(a) The equation \(3 \tan^2 x - 5 \tan x - 2 = 0\) can be factored as \((\tan x - 2)(3 \tan x + 1) = 0\). This gives \(\tan x = 2\) or \(\tan x = -\frac{1}{3}\).

For \(\tan x = 2\), \(x = 63.4^\circ\) (only value in range).

For \(\tan x = -\frac{1}{3}\), \(x = 161.6^\circ\) (only value in range).

(b) For the equation \(3 \tan^2 x - 5 \tan x + k = 0\) to have no solutions, the discriminant must be negative: \(b^2 - 4ac < 0\).

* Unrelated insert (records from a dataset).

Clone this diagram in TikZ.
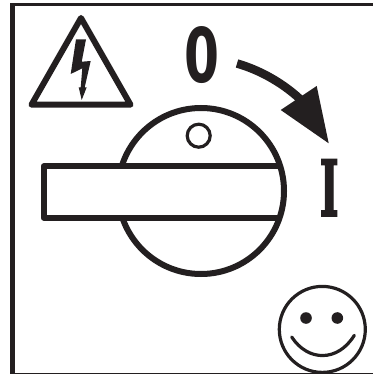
\documentclass[tikz,border=0pt]{standalone}
\usepackage{fontspec}
\setmainfont{Liberation Sans}
\newfontfamily\zerofont{DejaVu Sans}
\newfontfamily\slabfont[FakeBold=2.8]{DejaVu Serif Bold}
\definecolor{ink}{HTML}{231F20}
\tikzset{
 x=1pt,y=-1pt,
 heavy/.style={draw=ink,line width=6pt},
 medium/.style={draw=ink,line width=3.2pt},
 glyph/.style={inner sep=0pt,text=ink,font=\bfseries}
}
\begin{document}
\begin{tikzpicture}
\useasboundingbox (0,0) rectangle (373,374);
% frame
\draw[ink,line width=4.5pt] (12.5,374) -- (12.5,4.5);
\draw[ink,line width=2.6pt] (10.3,4.5) -- (373,4.5);
\draw[ink,line width=1pt] (10.3,373.2) -- (373,373.2);
% warning triangle
\draw[heavy,line join=round] (81,18) -- (130.5,104.7) -- (31.5,104.7) -- cycle;
\fill[ink] (76,39.3) -- (86,39.3) -- (81.7,61.7) -- (90.7,61) -- (84.7,87.3) -- (86.7,87.3) -- (81.7,100) -- (78.7,87.3) -- (80.7,87.3) -- (82.3,68.3) -- (70.7,74) -- cycle;
% dial
\draw[heavy] (201,191) circle[radius=83];
\draw[medium] (198.7,135.7) circle[radius=11.5];
\fill[white] (43.7,166.3) rectangle (277,217.7);
\draw[heavy,line join=round] (278,166.3) -- (43.7,166.3) -- (43.7,217.7) -- (278,217.7);
% arrow
\draw[ink,line width=8.5pt] (237,63.5) .. controls (260,70) and (285,84) .. (303,102);
\fill[ink] (316.7,86) -- (328.7,143.3) -- (280.7,110) -- cycle;
% letters
\node[glyph,anchor=center] (zero) at (201.7,55) {\resizebox{35pt}{56pt}{\zerofont\bfseries 0}};
\node[glyph,anchor=center] (one) at (329.2,187.7) {\resizebox{19pt}{56pt}{\slabfont I}};
% smiley
\draw[ink,line width=3.2pt] (322.3,329.4) circle[radius=43];
\fill[ink] (306,318) circle[radius=5.8];
\fill[ink] (337.3,318) circle[radius=5.8];
\draw[ink,line width=3.2pt,line cap=round] (291.7,337) .. controls (308,362) and (338,362) .. (354.3,335.3);
\end{tikzpicture}
\end{document}
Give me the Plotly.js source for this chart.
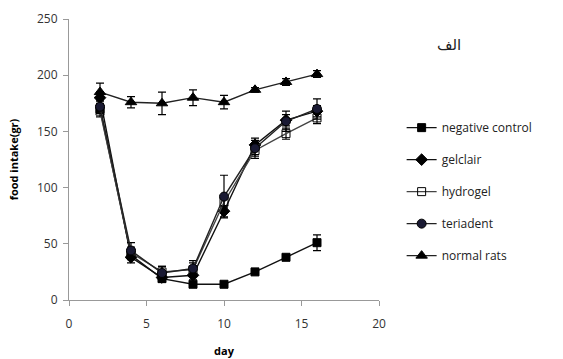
<!DOCTYPE html>
<html><head><meta charset="utf-8">
<script src="https://cdn.plot.ly/plotly-3.0.1.min.js"></script>
<style>body{margin:0;background:#fff}#chart{width:563px;height:359px}</style>
</head><body><div id="chart"></div>
<script>
var days = [2, 4, 6, 8, 10, 12, 14, 16];
var seriesNames = ["negative control", "gelclair", "hydrogel", "teriadent", "normal rats"];
var negativeControl = [170, 40, 19, 14, 14, 25, 38, 51];
var negativeControlErr = [4, 4, 3, 2, 2, 2, 2, 7];
var gelclair = [180, 38, 20, 22, 79, 138, 160, 168];
var gelclairErr = [5, 5, 4, 4, 5, 4, 5, 5];
var hydrogel = [168, 42, 25, 27, 87, 133, 148, 162];
var hydrogelErr = [5, 5, 5, 6, 5, 5, 5, 5];
var teriadent = [172, 44, 24, 28, 92, 135, 159, 170];
var teriadentErr = [6, 7, 6, 7, 19, 9, 9, 9];
var normalRats = [185, 176, 175, 180, 176, 187, 194, 201];
var normalRatsErr = [8, 5, 10, 7, 6, 2, 3, 3];
var titleText = "الف";

var values = [negativeControl, gelclair, hydrogel, teriadent, normalRats];
var errs = [negativeControlErr, gelclairErr, hydrogelErr, teriadentErr, normalRatsErr];
var symbols = ["square", "diamond", "square-open", "circle", "triangle-up"];
var mcolors = ["#000", "#000", "#000", "#1a1a33", "#000"];
var lcolors = ["#111", "#111", "#444", "#222", "#222"];
var sizes = [8, 9, 8, 9, 10];

var traces = seriesNames.map(function(n, i){
  return {
    x: days, y: values[i], name: n, type: "scatter", mode: "lines+markers",
    legendgroup: "g" + i,
    line: {color: lcolors[i], width: 1.4},
    marker: {symbol: symbols[i], size: sizes[i], color: mcolors[i], line: {color: "#000", width: 1}},
    error_y: {type: "data", array: errs[i], visible: true, color: "#000", thickness: 1.2, width: 4}
  };
});

var layout = {
  width: 563, height: 359,
  margin: {l: 69, r: 184, t: 19, b: 59},
  paper_bgcolor: "#fff", plot_bgcolor: "#fff",
  font: {family: "Open Sans, sans-serif", color: "#333"},
  showlegend: true,
  legend: {x: 1.073, y: 0.665, xanchor: "left", yanchor: "top", tracegroupgap: 13,
           itemwidth: 30,
           font: {size: 12, color: "#222"}, bgcolor: "rgba(0,0,0,0)"},
  xaxis: {range: [0, 20], tickvals: [0, 5, 10, 15, 20], showgrid: false, zeroline: false,
          showline: true, linecolor: "#999", linewidth: 1, ticks: "outside", ticklen: 5, tickcolor: "#999",
          ticklabelstandoff: 8,
          tickfont: {size: 12, color: "#333"},
          title: {text: "day", font: {size: 11, color: "#000", weight: "bold"}, standoff: 15}},
  yaxis: {range: [0, 250], tickvals: [0, 50, 100, 150, 200, 250], showgrid: false, zeroline: false,
          showline: true, linecolor: "#999", linewidth: 1, ticks: "outside", ticklen: 5, tickcolor: "#999",
          ticklabelstandoff: 3,
          tickfont: {size: 12, color: "#333"},
          title: {text: "food intake(gr)", font: {size: 11, color: "#000", weight: "bold"}, standoff: 16}},
  annotations: [{text: titleText, xref: "paper", yref: "paper", x: 1.27, y: 0.945, showarrow: false,
                 font: {size: 15, color: "#222", family: "DejaVu Sans, sans-serif"}}]
};
Plotly.newPlot("chart", traces, layout, {staticPlot: true, displayModeBar: false});
</script></body></html>
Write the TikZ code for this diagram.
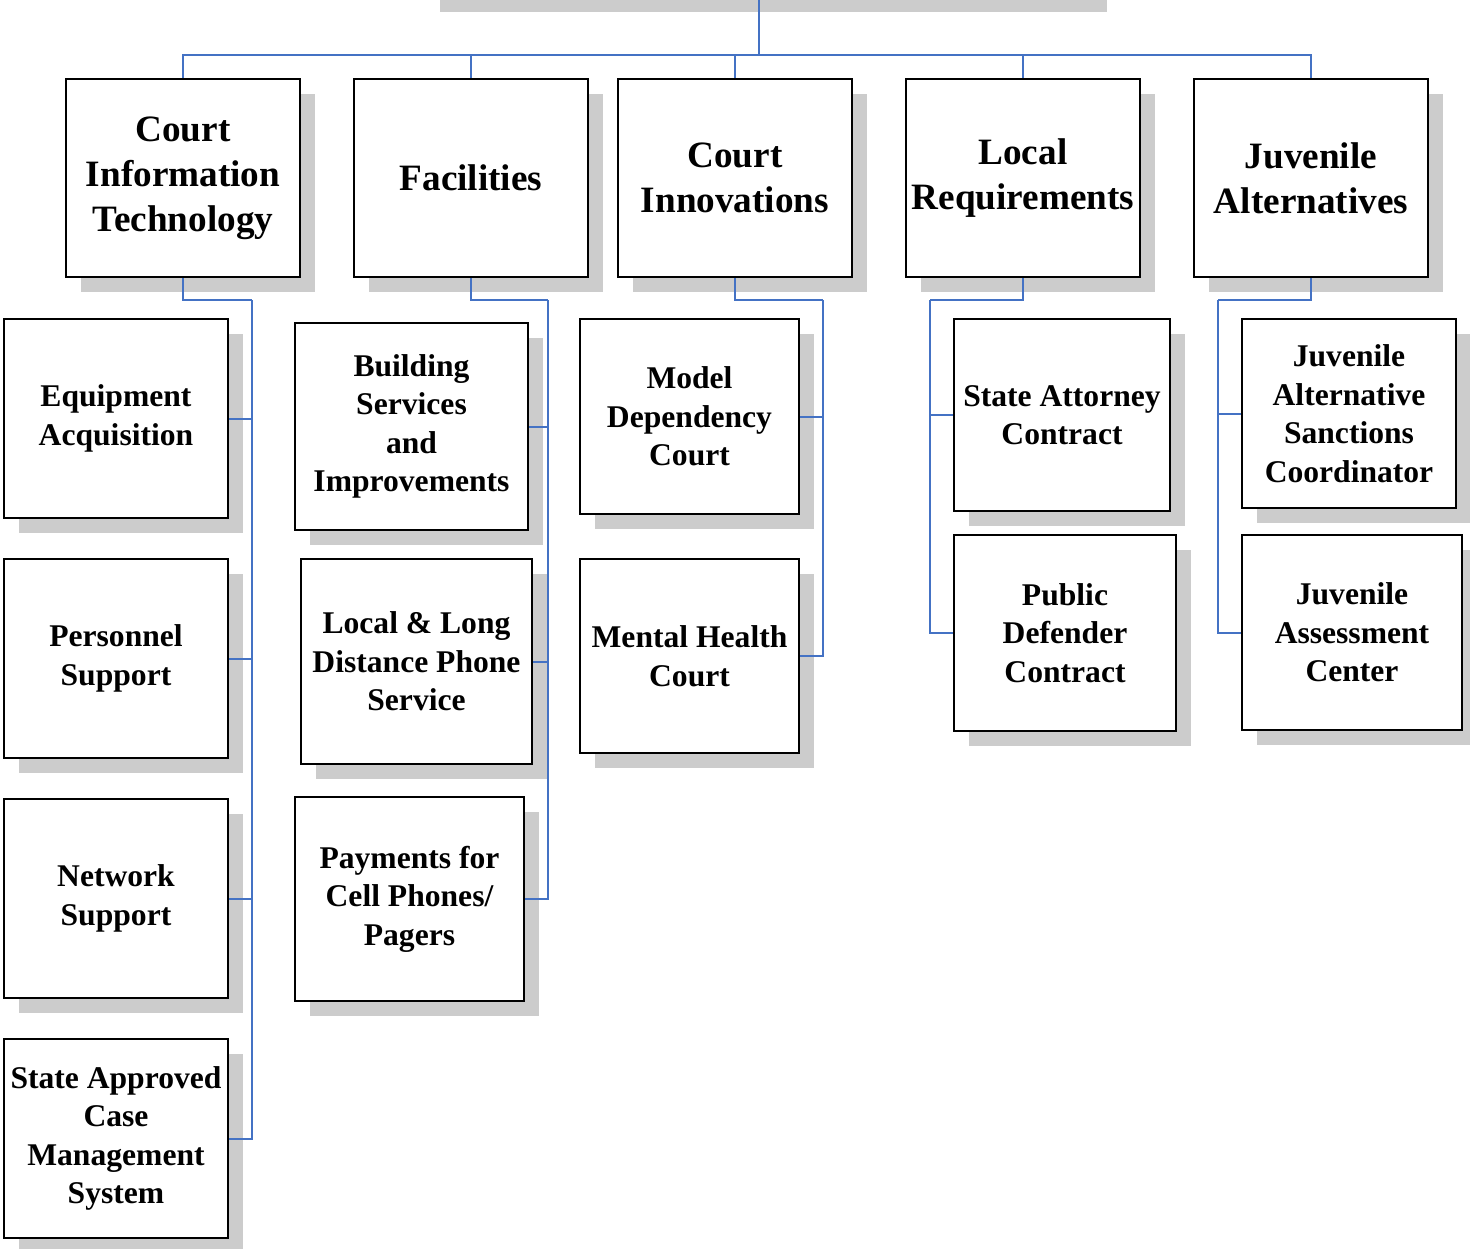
\documentclass[tikz,border=0pt]{standalone}
\usepackage{fontspec}
\setmainfont{Liberation Serif}
\usetikzlibrary{shadows}

\definecolor{linkblue}{HTML}{4472C4}
\definecolor{shadowgray}{HTML}{CCCCCC}

\begin{document}
\begin{tikzpicture}[
    x=1pt, y=-1pt,
    box/.style={draw, line width=2pt, fill=white, inner sep=0pt, align=center,
      drop shadow={fill=shadowgray, opacity=1, shadow xshift=15pt, shadow yshift=-15pt}},
    topbox/.style={box, minimum width=234pt, minimum height=198pt,
      font=\bfseries\fontsize{37.2}{45}\selectfont},
    subbox/.style={box, font=\bfseries\fontsize{31.6}{38.5}\selectfont},
    conn/.style={draw=linkblue, line width=2pt},
  ]
  \useasboundingbox (0,0) rectangle (1470,1248);

  % shadow of the box above the page edge
  \fill[shadowgray] (440,0) rectangle (1107,12);

  % first level
  \node[topbox] (cit)  at (183,178)  {Court\\Information\\Technology};
  \node[topbox] (fac)  at (471,178)  {Facilities};
  \node[topbox] (inno) at (735,178)  {Court\\Innovations};
  \node[topbox] (loc)  at (1023,178) {Local\\Requirements};
  \node[topbox] (juv)  at (1311,178) {Juvenile\\Alternatives};

  % second level
  \node[subbox, minimum width=224pt, minimum height=199pt] (equip) at (116,418.5)  {Equipment\\Acquisition};
  \node[subbox, minimum width=224pt, minimum height=199pt] (pers)  at (116,658.5)  {Personnel\\Support};
  \node[subbox, minimum width=224pt, minimum height=199pt] (net)   at (116,898.5)  {Network\\Support};
  \node[subbox, minimum width=224pt, minimum height=199pt] (cms)   at (116,1138.5) {State Approved\\Case\\Management\\System};

  \node[subbox, minimum width=233pt, minimum height=207pt] (build) at (411.5,426.5) {Building\\Services\\and\\Improvements};
  \node[subbox, minimum width=231pt, minimum height=205pt] (phone) at (416.5,661.5) {Local \& Long\\Distance Phone\\Service};
  \node[subbox, minimum width=229pt, minimum height=204pt] (pay)   at (409.5,899)   {Payments for\\Cell Phones/\\Pagers};

  \node[subbox, minimum width=219pt, minimum height=195pt] (model)  at (689.5,416.5) {Model\\Dependency\\Court};
  \node[subbox, minimum width=219pt, minimum height=194pt] (mental) at (689.5,656)   {Mental Health\\Court};

  \node[subbox, minimum width=216pt, minimum height=192pt] (sa) at (1062,415) {State Attorney\\Contract};
  \node[subbox, minimum width=222pt, minimum height=196pt] (pd) at (1065,633) {Public\\Defender\\Contract};

  \node[subbox, minimum width=214pt, minimum height=189pt] (jasc) at (1349,413.5) {Juvenile\\Alternative\\Sanctions\\Coordinator};
  \node[subbox, minimum width=220pt, minimum height=195pt] (jac)  at (1352,632.5) {Juvenile\\Assessment\\Center};

  % connectors
  \coordinate (root) at (759,0);
  \coordinate (hub) at (759,55);
  \draw[conn] (root) -- (hub);
  \foreach \t in {cit,fac,inno,loc,juv}
    \draw[conn] (hub) -| (\t.north);

  \coordinate (citbus)  at (252,300);
  \coordinate (facbus)  at (548,300);
  \coordinate (innobus) at (823,300);
  \coordinate (locbus)  at (930,300);
  \coordinate (juvbus)  at (1218,300);

  \draw[conn] (cit.south) |- (citbus);
  \foreach \c in {equip,pers,net,cms}
    \draw[conn] (citbus) |- (\c.east);
  \draw[conn] (fac.south) |- (facbus);
  \foreach \c in {build,phone,pay}
    \draw[conn] (facbus) |- (\c.east);
  \draw[conn] (inno.south) |- (innobus);
  \foreach \c in {model,mental}
    \draw[conn] (innobus) |- (\c.east);
  \draw[conn] (loc.south) |- (locbus);
  \foreach \c in {sa,pd}
    \draw[conn] (locbus) |- (\c.west);
  \draw[conn] (juv.south) |- (juvbus);
  \foreach \c in {jasc,jac}
    \draw[conn] (juvbus) |- (\c.west);
\end{tikzpicture}
\end{document}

Here, \(b = -5\), \(a = 3\), \(c = k\). So, \((-5)^2 - 4(3)(k) < 0\) simplifies to \(25 - 12k < 0\), leading to \(k > \frac{25}{12}\).

(c) For three solutions, the discriminant must be zero, and \(k = 0\).

Substitute \(k = 0\) into the equation: \(3 \tan^2 x - 5 \tan x = 0\).

Factor to get \(\tan x (3 \tan x - 5) = 0\), giving \(\tan x = 0\) or \(\tan x = \frac{5}{3}\).

For \(\tan x = 0\), \(x = 0^\circ\) or \(x = 180^\circ\).

For \(\tan x = \frac{5}{3}\), \(x = 59.0^\circ\).